The Gift Of Hope
Whether it’s serving youths at Hale Kipa or in the Love The Journey program, or serving coffee at the adjacent Plantation Coffee Company, Melinda Montgomery is all about offering education and hope to Kauai youths
Melinda Montgomery has the heart of a social worker and the spirit of an entrepreneur.
She not only is program coordinator for Hale Kipa on Kauai, but she also owns Plantation Coffee Company. Located in the same building in Lihue, they manage to keep Montgomery on her toes.
As head of Hale Kipa, a needs-based children’s advocacy program, she assists and supports at-risk youths, helps them realize their full potential and is an active advocate for their success in becoming productive community members as well as law-abiding citizens.
“I like to give them hope,” she says. “It warms my heart.”
She also likes to keep their bellies full and their pockets lined at Plantation Coffee Company. Those who visit Hale Kipa rarely leave without some kind of tasty delight.
“I love to feed people,” says Montgomery.
Her employees hail from the Hale Kipa program as well as Love the Journey, another social service organization she co-founded that provides assistance to those in need, and for which she serves as chief operation officer.
The California native’s background and life experiences led her to the work she does with at-risk keiki at Hale Kipa. From the time she was 7 years old until she was 17, Montgomery was a foster child in multiple placement programs. She had a knack for running away, and her habits eventually led her to Kauai, to which she ventured in 1971 with only a bicycle and a backpack.
“It was far enough away,” she explains. After “living off the land” for a while, Montgomery worked in the restaurant business on Oahu before heading to Oregon to earn a degree in human services at Marylhurst University.

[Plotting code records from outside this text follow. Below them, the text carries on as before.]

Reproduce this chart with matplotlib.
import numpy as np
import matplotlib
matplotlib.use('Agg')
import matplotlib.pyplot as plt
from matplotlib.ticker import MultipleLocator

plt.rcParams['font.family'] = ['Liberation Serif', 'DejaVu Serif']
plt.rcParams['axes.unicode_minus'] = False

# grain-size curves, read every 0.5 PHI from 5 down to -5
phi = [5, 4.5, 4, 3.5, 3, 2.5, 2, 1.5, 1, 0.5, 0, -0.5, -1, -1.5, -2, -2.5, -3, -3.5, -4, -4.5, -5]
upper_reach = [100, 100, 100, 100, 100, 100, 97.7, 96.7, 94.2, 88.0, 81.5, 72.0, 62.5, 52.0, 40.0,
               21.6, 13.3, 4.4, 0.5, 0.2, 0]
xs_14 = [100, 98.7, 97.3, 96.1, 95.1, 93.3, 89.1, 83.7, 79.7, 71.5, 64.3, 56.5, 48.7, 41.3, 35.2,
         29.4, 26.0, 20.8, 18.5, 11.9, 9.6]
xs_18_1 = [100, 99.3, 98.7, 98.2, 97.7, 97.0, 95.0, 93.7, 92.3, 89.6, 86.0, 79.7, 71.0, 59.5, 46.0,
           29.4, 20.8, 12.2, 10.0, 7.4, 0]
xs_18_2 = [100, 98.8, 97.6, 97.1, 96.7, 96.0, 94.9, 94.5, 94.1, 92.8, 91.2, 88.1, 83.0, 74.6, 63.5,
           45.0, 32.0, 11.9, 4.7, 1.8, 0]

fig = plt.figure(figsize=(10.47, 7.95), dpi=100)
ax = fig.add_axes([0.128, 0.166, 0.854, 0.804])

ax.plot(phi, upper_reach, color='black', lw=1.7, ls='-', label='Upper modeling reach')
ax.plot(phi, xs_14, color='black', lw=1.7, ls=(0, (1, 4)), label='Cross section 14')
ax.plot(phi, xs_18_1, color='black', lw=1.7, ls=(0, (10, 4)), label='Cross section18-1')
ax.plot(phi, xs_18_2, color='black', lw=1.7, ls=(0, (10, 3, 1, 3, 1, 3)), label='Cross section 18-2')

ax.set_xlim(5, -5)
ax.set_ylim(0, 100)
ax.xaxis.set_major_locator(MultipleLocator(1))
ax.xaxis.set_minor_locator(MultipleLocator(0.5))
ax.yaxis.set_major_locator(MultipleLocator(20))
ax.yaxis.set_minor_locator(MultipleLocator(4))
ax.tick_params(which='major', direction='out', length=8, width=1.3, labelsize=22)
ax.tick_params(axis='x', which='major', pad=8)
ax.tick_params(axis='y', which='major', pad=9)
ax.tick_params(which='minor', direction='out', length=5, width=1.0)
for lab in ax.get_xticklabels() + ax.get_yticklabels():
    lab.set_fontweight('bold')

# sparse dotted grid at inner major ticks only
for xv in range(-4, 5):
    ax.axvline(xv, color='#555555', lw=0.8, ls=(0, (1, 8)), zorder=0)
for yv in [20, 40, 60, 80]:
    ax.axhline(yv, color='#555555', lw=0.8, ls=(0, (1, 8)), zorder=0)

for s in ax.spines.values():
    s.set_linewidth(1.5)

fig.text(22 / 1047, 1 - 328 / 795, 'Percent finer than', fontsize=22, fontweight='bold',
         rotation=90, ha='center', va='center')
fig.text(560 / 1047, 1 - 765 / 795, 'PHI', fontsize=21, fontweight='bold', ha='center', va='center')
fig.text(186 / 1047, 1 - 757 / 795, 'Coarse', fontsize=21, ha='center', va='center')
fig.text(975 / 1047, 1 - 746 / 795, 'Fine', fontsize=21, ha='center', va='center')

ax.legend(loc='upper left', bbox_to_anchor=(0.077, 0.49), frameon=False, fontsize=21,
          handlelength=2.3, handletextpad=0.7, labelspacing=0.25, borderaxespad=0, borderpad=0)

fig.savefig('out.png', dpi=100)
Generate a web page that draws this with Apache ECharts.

She returned to Kauai in the 1990s, and worked in various social service capacities, including assisting with grief work on Kauai Hospice Beeper Team (when a sudden death occurred on the island, they would be paged), until she found her way to Hale Kipa in 2004.
The organization began in 1969 as a shelter for runaway youths in Waikiki. Though it had a presence on Kauai, its Hawaii Advocate Program, designed to help keiki and families in the child welfare and juvenile justice systems, allowed the nonprofit to go statewide in 2004 “in a big way,” says Montgomery.
Montgomery is a strong proponent of the program’s education assistance.
“It’s the way out of poverty,” she says. “Education gives them hope that there’s a way out of their situation.”
Young people ages 3 to 21, including those in foster care, suspended from school or on probation, may visit Montgomery and her staff at Hale Kipa for help with graduating or obtaining their GED, or using the organization’s services such as personalized tutoring. Some of the Hale Kipa kids never believed they’d graduate from high school, much less be accepted into college, and Montgomery is proud to say that many of them are the first in their families to do so.
“They have hope now,” she says.
Thanks to Hale Kipa, they have the foundation for a better life and a more prosperous career.
Other wrap-around services that cater to each individual’s needs at Hale Kipa include community outreach programs, from case management to intensive in-home therapy.
Some of the keiki are actively sought out by Hale Kipa employees, while others are referred to the program, such as children exiting Kauai Youth Correctional Facility (KYCF).
“A lot of kids who are in there shouldn’t be in there in the first place,” insists Montgomery.
While the number of kids entering KYCF has decreased, it’s still higher than she believes it should be. “Because what we know is, they come out more traumatized,” she explains, adding that most of the kids simply have unresolved trauma that hasn’t been attended to – problems she helps to address at Hale Kipa.
“The earlier you can intervene, the better,” she says.
About 80-85 percent of children who develop delinquent issues stemming from difficult family circumstances outgrow their behavior, about 10-12 percent need intervention and support to eventually overcome their problems, while the other 1-5 percent fall through the cracks.
“A lot of those are our kids at Hale Kipa,” says Montgomery. “We never give up on kids. We’re always there. I’m always going to put the needs of the kids and the needs of the families first.”